- Born: March 24, 1843 Chichester, New Hampshire
- Died: September 9, 1912 (aged 69)
- Allegiance: United States of America Union
- Branch: United States Army Union Army
- Service years: 1861 - 1866
- Rank: Captain Brevet Major
- Unit: 2nd New Hampshire Infantry 4th U.S. Colored Infantry
- Conflicts: American Civil War First Battle of Bull Run; Peninsula Campaign; Second Battle of Bull Run; Battle of Fredericksburg; Battle of Gettysburg; Second Battle of Petersburg; Battle of Chaffin's Farm; First Battle of Fort Fisher; Battle of Wilmington;
- Awards: Medal of Honor

= William H. Appleton =

American soldier who received the Medal of Honor

William H. Appleton (March 24, 1843 – September 9, 1912) was an American soldier who received the Medal of Honor for valor during the American Civil War.

==Biography==
William was born on March 24, 1843, in Chichester, New Hampshire, where his father was a wheelwright. Bill enlisted in the Union Army in May 1861 at the age of 19 and was assigned to Company I of the 2nd New Hampshire Infantry. Bill fought at First Manassas, the Peninsula Campaign, Second Manassas, Fredericksburg, and Gettysburg before joining a newly formed unit, the 4th US Colored Infantry. This unit was formed in Baltimore, Maryland, on July 15, 1863, and William Appleton joined Company H as a second lieutenant in August that same year. It was his actions at the Second Battle of Petersburg that would earn him a promotion and the Medal of Honor.

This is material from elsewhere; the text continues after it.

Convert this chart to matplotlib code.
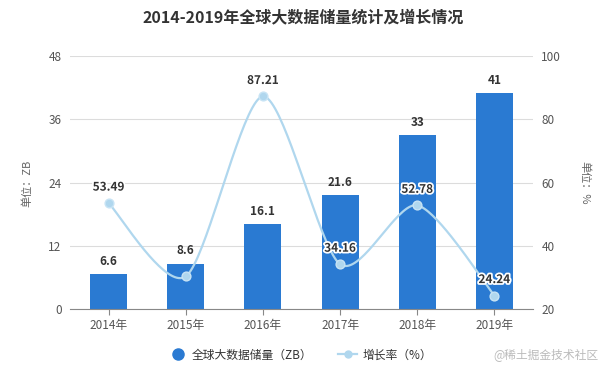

William Appleton was able to lead the charge and was unscathed at the end. One other officer was killed, along with five others wounded in the same battle. Bill was promoted to captain and moved to command Company E, where they would go on to fight at and capture Fort Fisher in January 1865. Appleton and the 4th US Colored Infantry were mustered out of service in May 1866 and little else is known about his post service life is known. Bill was brevet promoted to Major before his end of service and Bill received his Medal of Honor on February 18, 1891. William Appleton died on September 9, 1912, at the age of 69 and is buried in the Evergreen Cemetery in Pembroke, New Hampshire.

==Medal of Honor citation==
Citation:

The first man of the Eighteenth Corps to enter the enemy's works at Petersburg, Va., 15 June 1864. Valiant service in a desperate assault at New Market Heights, Va., inspiring the Union troops by his example of steady courage.